Face à une inflation durablement plus élevée, la BCE a choisi de normaliser sa politique. Toutefois, un sentiment d’urgence pourrait bientôt se concrétiser et imposer à la BCE de donner des indications plus concrètes sur son calendrier de relèvement des taux d’intérêt.
Nous sommes assez d’accord avec les prévisions selon lesquelles la BCE débutera son cycle de resserrement au second semestre 2022. Cependant, compte tenu de la détérioration du sentiment économique, des entreprises et des ménages, la BCE hésitera probablement à intervenir, notamment par rapport au durcissement orchestré par la Fed pour juguler les mesures budgétaires et les pressions inflationnistes de plus en plus intenses et endogènes.
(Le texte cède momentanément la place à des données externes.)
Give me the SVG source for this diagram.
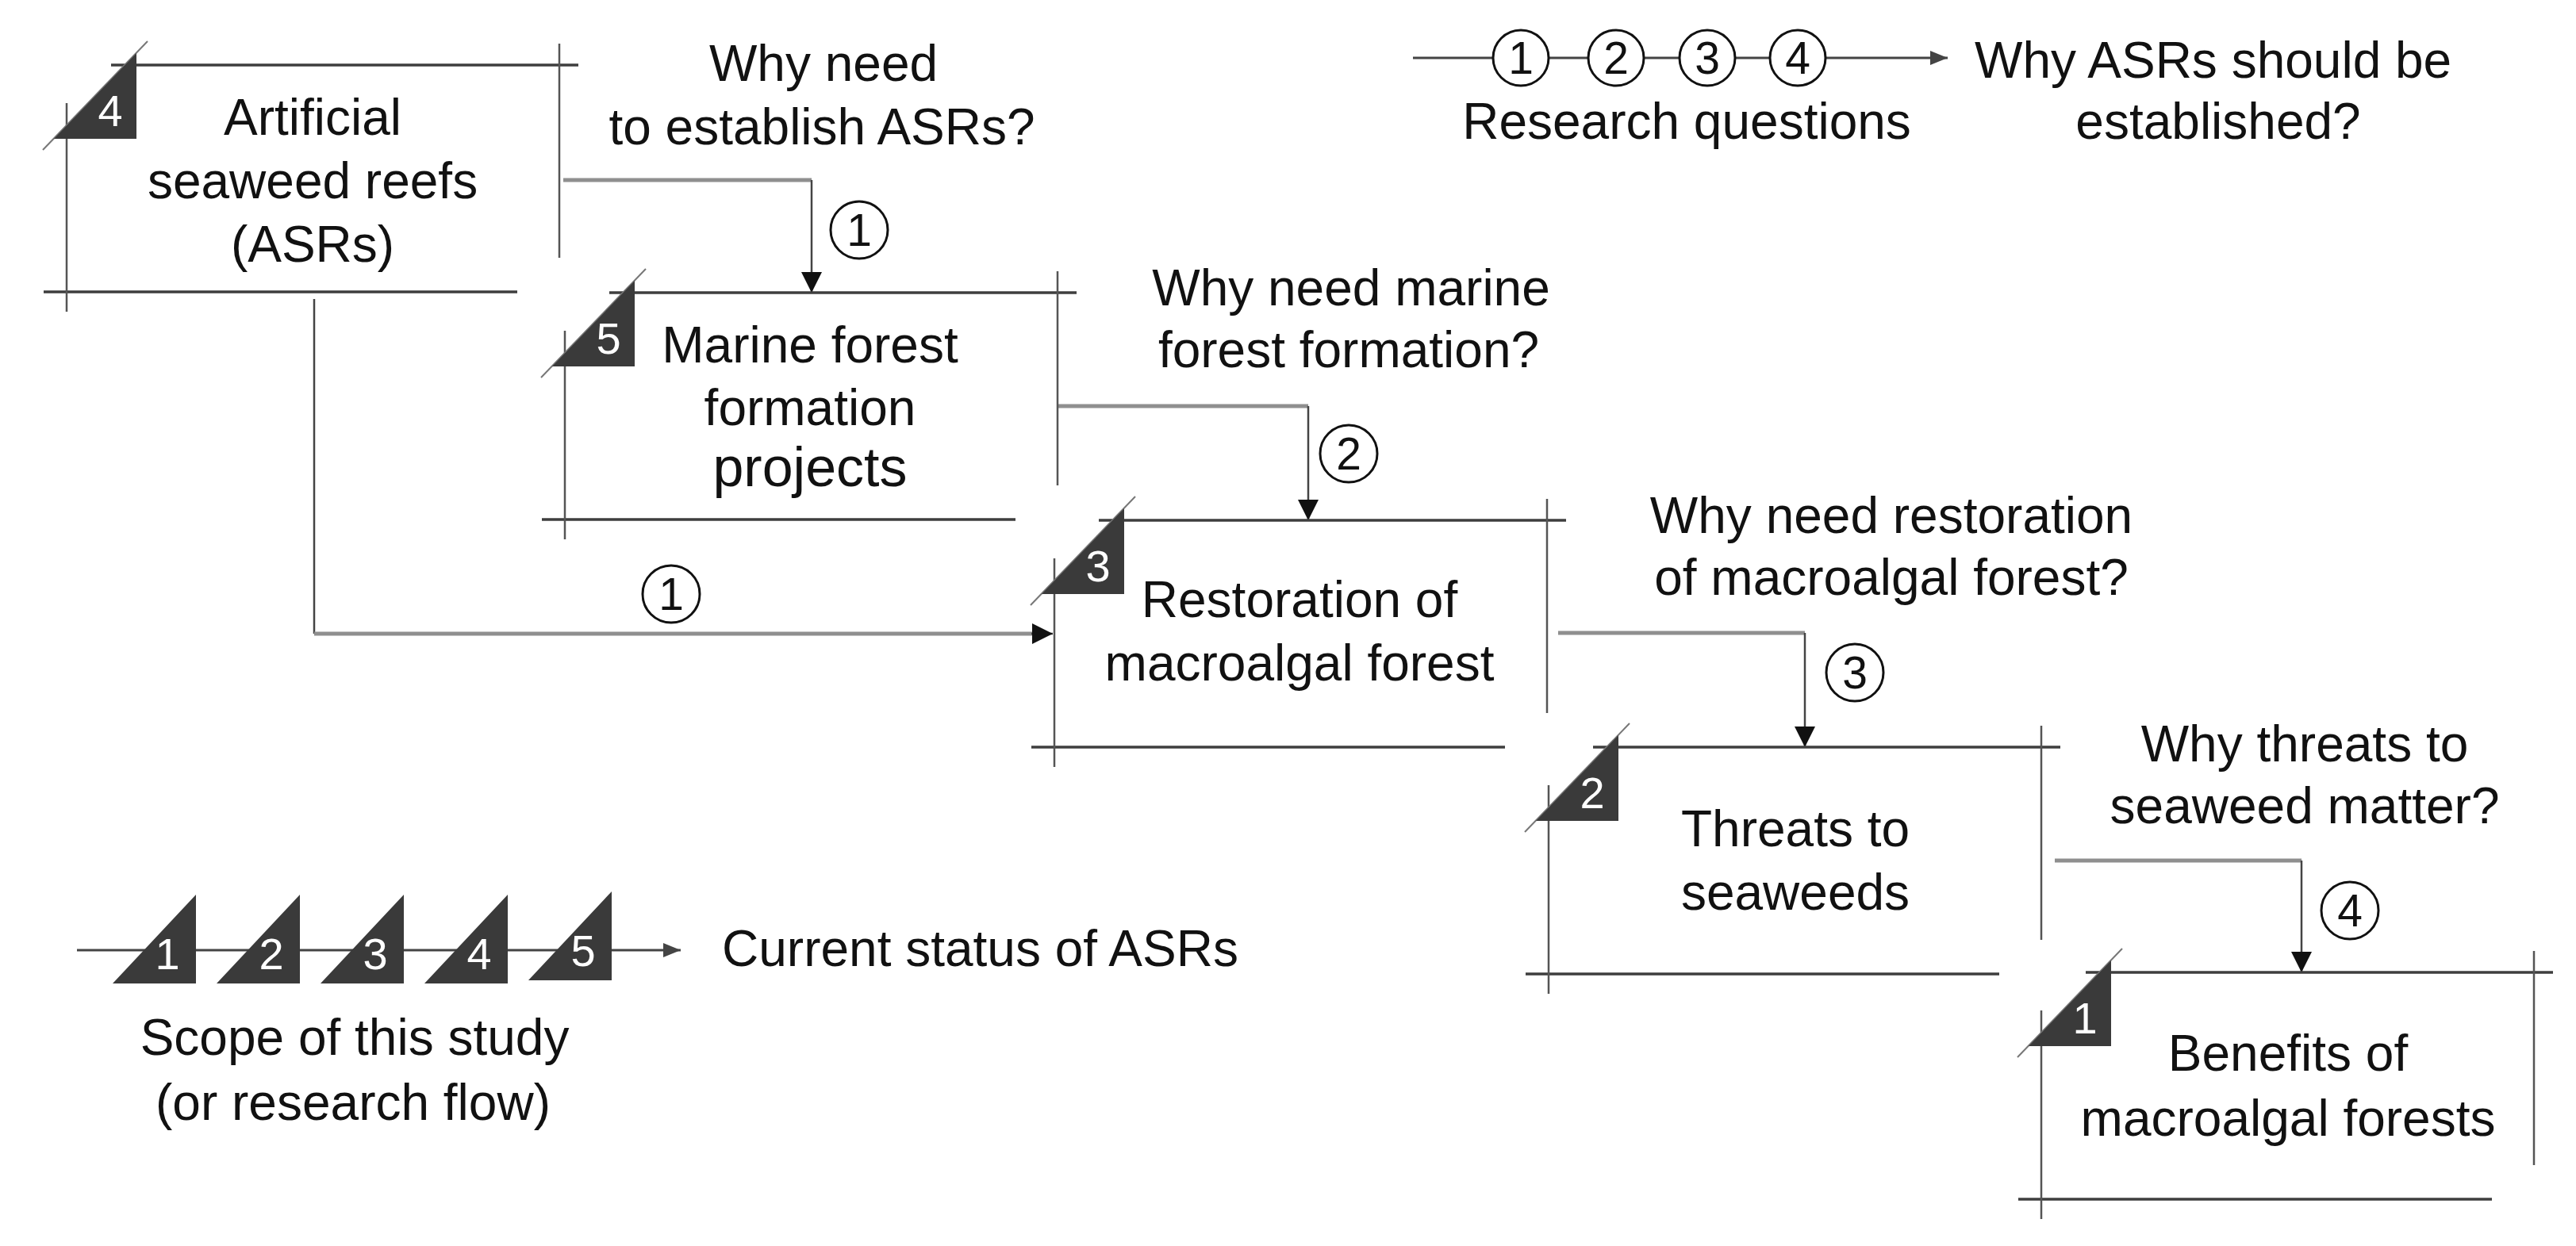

À court terme, les obligations des pays « périphériques » de la zone euro pourraient sous-performer. L’Italie et l’Espagne disposent d’un levier budgétaire réduit pour faire face aux conséquences économiques de la crise ukrainienne, alors que l’arrêt des programmes d’achat d’actifs de la BCE mettra les obligations « périphériques » sous pression. À plus long terme, la solidarité budgétaire européenne et la volonté de la BCE de lutter contre le risque de fragmentation Nord-Sud devraient limiter l’écartement des spreads.
En valeur relative, nous pensons que les Gilts britanniques vont surperformer les bons du Trésor américain en raison des perspectives de croissance divergentes entre le Royaume-Uni et les États-Unis. La compression des revenus réels et le resserrement de la politique monétaire vont probablement ralentir l’économie britannique, réduire les prévisions d’inflation et limiter la nécessité de relever agressivement les taux.
Obligations d’entreprises – Nous sommes positifs sur le haut rendement européen
Les obligations d’entreprises investment grade ont évolué comme lors des cycles de hausse des taux précédents : elles ont sous-performé les mois précédant le premier relèvement mais aussi immédiatement après (cf. Graphique 1). Cette fois-ci, sa sous-performance a été plus marquée en raison de valorisations élevées, de spreads déjà faibles et du conflit en Ukraine qui suscite des inquiétudes quant aux perspectives de croissance.